Jamie kommt damit klar, dass er mit Toten sprechen kann. Immerhin tun sie ihm ja nichts und - auch das lernt er schnell - spätestens ein paar Tage nach ihrem Ableben verschwinden sie eh von ganz alleine. Warum sich also Sorgen machen? Auch seine Mutter hat mittlerweile verstanden, was ihr Sohn kann, versucht aber die Sache runterzuspielen. Ganz nach dem Motto: Das verwächst sich schon in der Pubertät. Tut es allerdings nicht. Und irgendwann kommt der Tag, an dem einer der Toten nicht verschwindet. Und ziemlich wütend auf Jamie ist.

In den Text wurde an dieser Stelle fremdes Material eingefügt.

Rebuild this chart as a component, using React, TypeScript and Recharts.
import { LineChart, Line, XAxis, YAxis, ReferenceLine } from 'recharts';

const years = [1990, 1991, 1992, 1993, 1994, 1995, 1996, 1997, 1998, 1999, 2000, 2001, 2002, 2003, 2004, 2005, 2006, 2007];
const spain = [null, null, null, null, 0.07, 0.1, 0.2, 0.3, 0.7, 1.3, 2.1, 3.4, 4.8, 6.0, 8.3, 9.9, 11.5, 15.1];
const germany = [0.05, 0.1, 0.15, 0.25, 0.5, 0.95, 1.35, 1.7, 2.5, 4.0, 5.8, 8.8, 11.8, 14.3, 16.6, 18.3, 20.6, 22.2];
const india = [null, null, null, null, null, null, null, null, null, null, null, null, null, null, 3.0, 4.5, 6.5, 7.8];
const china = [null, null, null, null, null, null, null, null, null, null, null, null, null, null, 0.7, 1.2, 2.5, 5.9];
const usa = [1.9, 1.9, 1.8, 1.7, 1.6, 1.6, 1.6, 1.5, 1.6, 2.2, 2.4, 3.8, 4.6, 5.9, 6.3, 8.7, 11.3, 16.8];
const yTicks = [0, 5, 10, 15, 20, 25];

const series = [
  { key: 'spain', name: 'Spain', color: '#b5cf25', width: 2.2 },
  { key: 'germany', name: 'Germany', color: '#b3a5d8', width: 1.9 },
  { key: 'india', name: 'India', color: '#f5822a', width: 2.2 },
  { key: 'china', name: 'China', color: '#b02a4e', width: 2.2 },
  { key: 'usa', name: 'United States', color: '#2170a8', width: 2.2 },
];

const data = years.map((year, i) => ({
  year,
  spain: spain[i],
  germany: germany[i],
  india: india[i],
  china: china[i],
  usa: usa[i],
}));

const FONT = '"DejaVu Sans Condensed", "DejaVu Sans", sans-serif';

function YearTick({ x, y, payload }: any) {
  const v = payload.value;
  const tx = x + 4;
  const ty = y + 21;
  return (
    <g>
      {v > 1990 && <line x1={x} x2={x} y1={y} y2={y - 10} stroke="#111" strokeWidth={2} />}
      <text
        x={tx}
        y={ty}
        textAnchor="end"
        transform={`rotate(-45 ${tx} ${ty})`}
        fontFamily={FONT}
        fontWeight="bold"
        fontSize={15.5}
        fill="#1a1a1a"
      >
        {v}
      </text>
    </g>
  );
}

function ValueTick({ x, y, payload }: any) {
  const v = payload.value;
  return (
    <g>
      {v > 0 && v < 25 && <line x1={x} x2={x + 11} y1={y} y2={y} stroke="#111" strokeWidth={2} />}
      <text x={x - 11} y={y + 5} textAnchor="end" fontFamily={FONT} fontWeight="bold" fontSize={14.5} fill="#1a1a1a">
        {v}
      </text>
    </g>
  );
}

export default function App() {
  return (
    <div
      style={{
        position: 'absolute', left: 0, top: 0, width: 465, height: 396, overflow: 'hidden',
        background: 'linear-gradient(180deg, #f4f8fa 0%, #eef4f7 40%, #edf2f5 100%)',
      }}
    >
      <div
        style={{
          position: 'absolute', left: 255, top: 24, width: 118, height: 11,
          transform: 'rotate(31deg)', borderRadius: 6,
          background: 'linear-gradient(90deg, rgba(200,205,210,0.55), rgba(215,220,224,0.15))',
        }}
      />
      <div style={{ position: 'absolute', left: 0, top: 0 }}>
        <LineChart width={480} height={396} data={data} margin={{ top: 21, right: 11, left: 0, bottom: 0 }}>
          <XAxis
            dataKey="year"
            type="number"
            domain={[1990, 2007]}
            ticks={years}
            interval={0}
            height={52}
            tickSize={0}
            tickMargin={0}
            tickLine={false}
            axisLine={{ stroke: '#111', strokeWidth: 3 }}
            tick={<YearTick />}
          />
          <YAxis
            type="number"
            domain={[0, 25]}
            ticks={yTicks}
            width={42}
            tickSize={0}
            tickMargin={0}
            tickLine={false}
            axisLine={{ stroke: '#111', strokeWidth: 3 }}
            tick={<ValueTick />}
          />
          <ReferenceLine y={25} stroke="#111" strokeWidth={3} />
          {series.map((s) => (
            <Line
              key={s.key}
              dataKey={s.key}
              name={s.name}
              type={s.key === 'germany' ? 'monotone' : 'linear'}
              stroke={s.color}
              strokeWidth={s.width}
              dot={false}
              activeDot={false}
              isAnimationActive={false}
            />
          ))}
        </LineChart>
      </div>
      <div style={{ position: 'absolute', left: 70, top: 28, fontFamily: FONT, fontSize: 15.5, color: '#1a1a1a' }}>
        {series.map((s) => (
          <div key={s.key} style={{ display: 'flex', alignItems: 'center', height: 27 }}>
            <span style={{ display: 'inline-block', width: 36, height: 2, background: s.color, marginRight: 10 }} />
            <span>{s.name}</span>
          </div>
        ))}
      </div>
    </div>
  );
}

Wieder einmal schreibt King aus der Sicht eines - wenn auch mittlerweile erwachsenen - Jungen. Wieder einmal muss ein Kind sich mit einem übernatürlichem Bösen auseinandersetzen und ist gleichzeitig auch noch von genügend irdischem Bösen umgeben. Nun könnte man King vorwerfen, dass ihm die Ideen ausgehen und er lediglich alte Einfälle („Es“, „Der Outsider“) recycelt. Das würde dem Autor allerdings nicht gerecht werden, gelingt es ihm doch wie eh und je trotz gewisser Parallelen zu anderen Büchern etwas völlig Neues zu schaffen, das nur schwer aus der Hand zu legen ist. Der Titel des Romans - der für King-Verhältnisse mit rund 300 Seiten ungewöhnlich kurz geraten ist - spielt darauf an, wie oft im Leben wir Dinge erst zu einem späteren Zeitpunkt begreifen. Und dass uns nichts weiter bleibt als zu hoffen, dass später nicht zu spät ist.
Stephen King: Später. A. d. Engl. v. Bernhard Kleinschmidt. Heyne Verlag, München, 304 Seiten, 22 €.